Applying this test to the output of various pseudorandom sequence generators is interesting. The low-order 8 bits returned by the standard Unix rand() function, for example, yields:

    Chi square distribution for 500000 samples is 0.01, and randomly would exceed this value more than 99.99 percent of the times. 
While an improved generator [Park & Miller] reports:

    Chi square distribution for 500000 samples is 212.53, and randomly would exceed this value 97.53 percent of the times. 
Thus, the standard Unix generator (or at least the low-order bytes it returns) is unacceptably non-random, while the improved generator is much better but still sufficiently non-random to cause concern for demanding applications. Contrast both of these software generators with the chi-square result of a genuine random sequence created by timing radioactive decay events.

    Chi square distribution for 500000 samples is 249.51, and randomly would exceed this value 40.98 percent of the times. "
- http://www.fourmilab.ch/random/


Maybe it is more complicated as a concept, but the implementation is much more simple. They're using a MCU with integrated radio, it's almost free to add the RF source to the base system only using the avalanche diode.

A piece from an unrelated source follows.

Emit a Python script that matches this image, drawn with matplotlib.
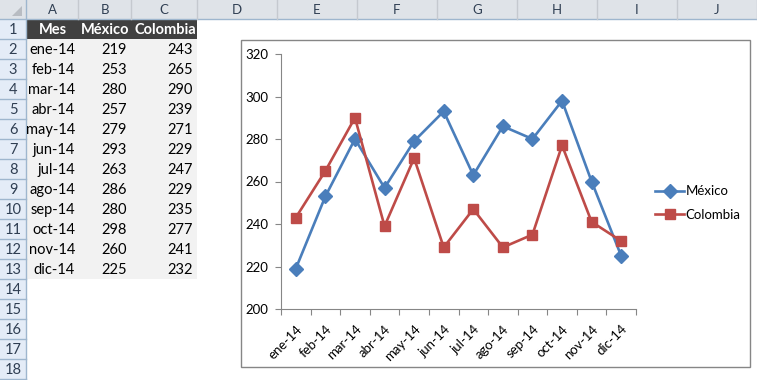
import matplotlib
matplotlib.use('Agg')
import matplotlib.pyplot as plt
from matplotlib.patches import Rectangle, Polygon

plt.rcParams['font.family'] = ['Lato', 'DejaVu Sans']

# data of the sheet
meses = ['ene-14', 'feb-14', 'mar-14', 'abr-14', 'may-14', 'jun-14',
         'jul-14', 'ago-14', 'sep-14', 'oct-14', 'nov-14', 'dic-14']
mexico = [219, 253, 280, 257, 279, 293, 263, 286, 280, 298, 260, 225]
colombia = [243, 265, 290, 239, 271, 229, 247, 229, 235, 277, 241, 232]
encabezados = ['Mes', 'México', 'Colombia']
columnas = ['A', 'B', 'C', 'D', 'E', 'F', 'G', 'H', 'I', 'J']
y_ticks = [200, 220, 240, 260, 280, 300, 320]

W, H = 757, 380
fig = plt.figure(figsize=(W/100, H/100), dpi=100)

# whole-figure axes in pixel coords for the spreadsheet
sh = fig.add_axes([0, 0, 1, 1])
sh.set_xlim(0, W)
sh.set_ylim(H, 0)
sh.axis('off')

col_edges = [26, 78, 131, 197, 277, 357, 437, 517, 597, 677, 757]
row_h = 20
top = 19
hdr_txt = '#2f3e52'

# column header bar
sh.add_patch(Rectangle((0, 0), W, top, fc='#dfe3e8', ec='none'))
sh.plot([0, W], [top, top], color='#9eb6ce', lw=1)
for i, c in enumerate(columnas):
    x0, x1 = col_edges[i], col_edges[i+1]
    sh.plot([x1, x1], [0, top], color='#c5c9cf', lw=1)
    sh.text((x0+x1)/2, top/2+1, c, ha='center', va='center', fontsize=9.5, color=hdr_txt)
# corner
sh.add_patch(Polygon([[22, 6], [22, 16], [12, 16]], closed=True, fc='#b8bcc2', ec='none'))

# row headers
sh.add_patch(Rectangle((0, top), 26, H-top, fc='#e4ecf7', ec='none', zorder=0))
sh.plot([26, 26], [0, H], color='#9eb6ce', lw=1)
for r in range(1, 19):
    y1 = top + r*row_h
    sh.plot([0, 26], [y1, y1], color='#9eb6ce', lw=1)
    sh.text(13, y1 - row_h/2 + 1, str(r), ha='center', va='center', fontsize=10.5, color=hdr_txt)

# table
sh.add_patch(Rectangle((26, top), 197-26, row_h, fc='#404040', ec='none'))
sh.add_patch(Rectangle((26, top+row_h), 197-26, 12*row_h, fc='#f2f2f2', ec='none'))
for i, t in enumerate(encabezados):
    x0, x1 = col_edges[i], col_edges[i+1]
    sh.text((x0+x1)/2 + 1, top + row_h - 5, t, ha='center', va='baseline',
            fontsize=10.5, fontweight='bold', color='white')
for k, (m, a, b) in enumerate(zip(meses, mexico, colombia)):
    yb = top + (k+2)*row_h - 5
    sh.text(75, yb, m, ha='right', va='baseline', fontsize=10.5, color='black')
    sh.text(127, yb, str(a), ha='right', va='baseline', fontsize=10.5, color='black')
    sh.text(193, yb, str(b), ha='right', va='baseline', fontsize=10.5, color='black')

# chart frame
sh.add_patch(Rectangle((240.5, 39.5), 750-240.5, 367-39.5, fc='white', ec='#868686', lw=1))

# plot area
pl, pr, pt, pb = 281, 636, 54, 309
ax = fig.add_axes([pl/W, 1-pb/H, (pr-pl)/W, (pb-pt)/H])
ax.patch.set_alpha(0)
x = list(range(len(meses)))
ax.plot(x, mexico, color='#4a7ebb', lw=1.9, marker='D', ms=7, label='México', clip_on=False)
ax.plot(x, colombia, color='#be4b48', lw=1.9, marker='s', ms=7.5, label='Colombia', clip_on=False)

ax.set_xlim(-0.5, len(meses)-0.5)
ax.set_ylim(200, 320)
ax.set_yticks(y_ticks)
ax.set_xticks([i-0.5 for i in range(len(meses)+1)])
ax.set_xticklabels([])
ax.set_xticks(x, minor=True)
ax.set_xticklabels(meses, minor=True, rotation=45, ha='right', rotation_mode='anchor', fontsize=9.5)
ax.tick_params(axis='x', which='minor', length=0, pad=10)
ax.tick_params(axis='x', which='major', length=4, color='#868686', direction='out')
ax.tick_params(axis='y', length=4, color='#868686', labelsize=9.5, pad=5)
for s in ['top', 'right']:
    ax.spines[s].set_visible(False)
for s in ['left', 'bottom']:
    ax.spines[s].set_color('#868686')

leg = ax.legend(loc='center left', bbox_to_anchor=(655/W, 1-203/H), bbox_transform=fig.transFigure,
                frameon=False, fontsize=9.5, handlelength=2.2, handletextpad=0.1,
                labelspacing=0.85, borderpad=0, borderaxespad=0)

fig.savefig('out.png', dpi=100)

A HV geiger tube and embedding a radiation source would be much more complicated / expensive to build, especially on small scale.


The channel hoping is just a bit of software. It costs $0.00 in additional hardware. Software complexity is a big deal in a TRNG. The KISS rule applies big-time here. The more complex the software, the more likely it is a significant flaw will be found and exploited. It remains unclear to me whether there should even be a microcontroller on a USB TRNG. Without one, we can eliminate the complexity from the USB key itself, but we have to move the whitening and health monitoring to the driver. It is unclear to me if making the driver more complex opens it up to enough additional attacks that the system is less secure overall.


I'm not sure about you, but I don't really think I'd want to keep even the minor sources of radiation described on that page in my pocket.


It's much much easier to build from cheap parts than something with a radiation source.


What part is in fact that complicated?